Most helmets are made of EPS foam, which is easily moulded and designed to distribute the force of an impact. When EPS receives an impact it will crush and change shape in the process, this can result in areas of the helmet becoming thinner and significantly weaker to another impact in the same place.
Fit and function are the main considerations, as well as protection they are top of my list when choosing a new lid. For fit I need to know if it feels good and secure on my head without wobbling around. For protection I look for how far it comes down the back and sides of my head.
More often than not I’m riding rocky trail in the mountains and that bit of extra coverage can make all the difference between walking away with just a dent in my pride and not in my head!

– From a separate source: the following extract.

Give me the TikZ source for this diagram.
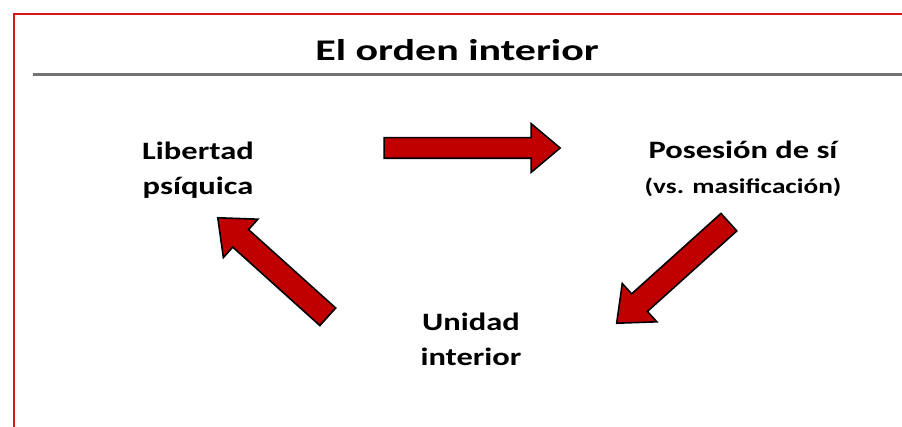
\documentclass[tikz,border=0pt]{standalone}
\usepackage{fontspec}
\setmainfont{Carlito}
\usetikzlibrary{shapes.arrows}
\definecolor{framered}{HTML}{D8141C}
\definecolor{arrowred}{HTML}{C00000}
\begin{document}
\begin{tikzpicture}[
    x=1pt, y=-1pt,
    every node/.style={align=center, font=\bfseries},
    label/.style={xscale=1.3, font=\fontsize{25}{35}\selectfont\bfseries},
    bigarrow/.style={single arrow, draw=black, line width=1.6pt, fill=arrowred,
        inner sep=0pt, inner ysep=#1, single arrow tip angle=80,
        single arrow head extend=14pt},
    >=latex]

\useasboundingbox (0,0) rectangle (902,427);

% frame and rule
\draw[framered, line width=2.2pt] (14,440) -- (14,14) -- (910,14);
\draw[black!55, line width=3pt] (33,75) -- (910,75);

% title
\node[xscale=1.4, font=\fontsize{30}{36}\selectfont\bfseries] (title) at (457,50) {El orden interior};

% the three stages
\node[label] (lib) at (198,170) {Libertad\\ psíquica};
\node[label] (pos) at (743,169) {Posesión de sí\\ {\fontsize{21}{35}\selectfont (vs. masificación)}};
\node[label] (uni) at (471,339) {Unidad\\ interior};

% arrows between them
\node[bigarrow=9.5pt, minimum height=176pt] (a1) at (466,148) {};
\node[bigarrow=11pt, minimum height=151pt, rotate=222] (a2) at (678,268) {};
\node[bigarrow=11pt, minimum height=148pt, rotate=138] (a3) at (278,272) {};
\end{tikzpicture}
\end{document}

Above: How to check that your helmet is still protecting your head
What to look out for
Here’s what to look for when checking if your mountain bike helmet is up to scratch…
1. Give it a once over, are there any dents or scuffs on the outer shell?
2. Looking at the inside of the helmet, flex it out and compress it inwards, check to see if any cracks appear under stress. Just the other week I saw someone do this and a huge crack opened on the inside of the helmet which wasn’t visible otherwise.
3. Check the straps and clasp, does it tighten properly and are the straps damaged?
4. Buckle, check that there are no cracks in the buckle itself and that once done up it can’t just be pulled apart.
5. Visor, this is a new one I’m adding after seeing someone’s peak work itself loose and flop forwards rendering them blind whilst descending technical trail. Not ideal unless you can ride by sense of smell! Check those little screws are done up and holding your peak nice and tightly.
“after any significant crash… your helmet should be replaced”
Don’t forget your most important asset!
Whilst there’s always a new shiny component that promises to improve your riding and win you the next EWS, maybe consider if the humble helmet is your next best purchase and give it some attention after riding and travelling.
Whilst the old saying goes, “Ride fast, Take chances, Pain fades and glory lasts forever” maybe, just maybe, it’s better to be sure and have fun knowing your brain is protected and be sure you know How to check your mountain bike helmet is fit for purpose.